As I wander through my middle years it seems the possibility of doing something for the last time becomes more likely than a new experience.
Not this week though as I plan to sample the delights of beach racing for the first time. On Thursday at approximately 3.45pm, the tide will ultimately decide the off time and I will be on the Laytown strand for their annual fixture.
Attendance has never been a high priority of mine, but in this unprecedented summer – when I’ve embraced the joys of sea swimming, swimming in the sea, in the sea off Ireland – it seems the appropriate time.
As with any race meeting, I’ll be thinking about punting strategies.
As a unique fixture I’m intuitively thinking ‘horses for courses’ would be the logical play. Then again it’s surely a kind surface to gallop on, similar in nature to all-weather tracks.
Perhaps all horses act on it. Surely no jockey has ever returned to the Laytown parade ring saying his horse wouldn’t let himself down on the quick ground.
Though I suppose in that case horse and rider may simply never have returned at all. Quicksand being the stuff of childhood nightmares.
Does the heart of the modern, pampered thoroughbred quicken at the sight of the open sea?

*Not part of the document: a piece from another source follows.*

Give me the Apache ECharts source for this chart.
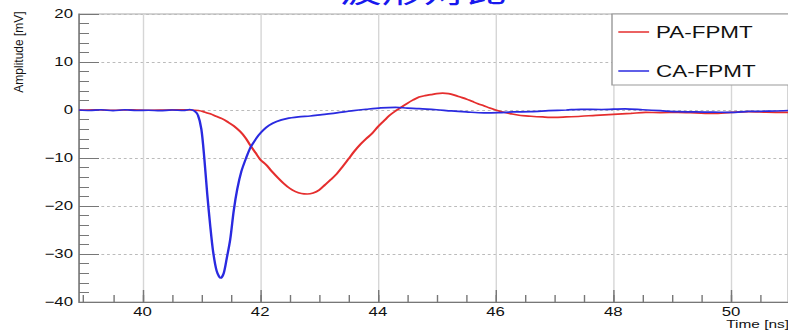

Or rather do they consider this the height of madness when they have a perfectly lovely, heated equine swimming pool at home. Given I’m trying to get inside the mind of a horse perhaps no bet and an ice cream would be the best strategy.

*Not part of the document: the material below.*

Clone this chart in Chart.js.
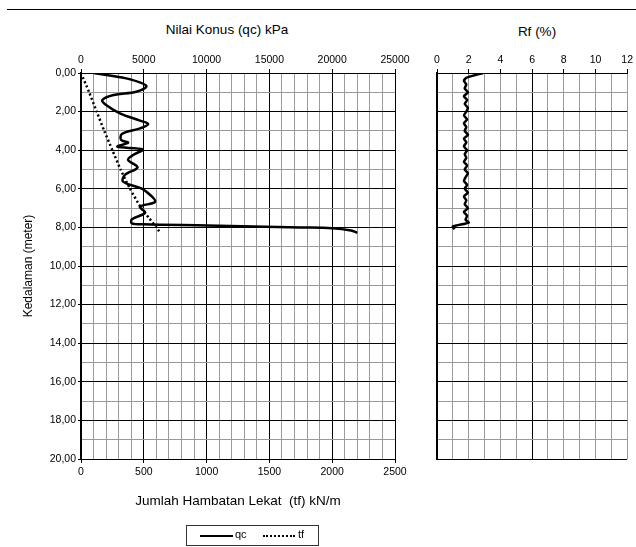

Mind you, in almost 30 years I’ve never gone racing and not had a bet. Two unprecedented acts in one day seems a little reckless. Whatever happens I shall report back from the seafront next week.
The highlight of the week will surely be the return of Harry Angel. What happened at Ascot was a desperate shame.
His comeback run when giving 5lbs and a good beating to Brando and Sir Dancelot suggested he was better than ever.
Some cribbed the way he ran about towards the finish, but I was more taken with how well he settled during the race. I thought he was just learning how to maximise his freakish talents.
Hopefully in Haydock on Saturday we will see a repeat of last year’s demolition job.
I expect him to win comfortably, but will be surprised if he’s any shorter than the current 5/4 come Saturday morning.
I don’t like backing horses at under 2/1, but will make an exception in his case. Barring another stalls calamity he should win.
Sunday sees the seven-day Harvest Festival kick off in Listowel. What is it with these week-long Irish race meetings?
Ascot and Goodwood weigh in at a hefty five days – seems plenty. Perhaps it’s just an Irish thing.
At a wedding I got talking to an English woman. It was very late and we were in a residents’ bar. She explained that this wouldn’t happen in England. Sometime between midnight and 1am people leave.
It’s bedtime in fairness. Maybe this is what happened. Galway and Listowel thought five days would be enough, but people just wouldn’t go home. As Irish solutions to Irish problems go it’s not bad.
It’s a real ‘horses for courses’ track. The ground can become desperate, so much so that some soft ground horses can’t handle it.
They’re expecting a good drop of rain on Saturday, but the ground is currently on the quick side so that will do little harm.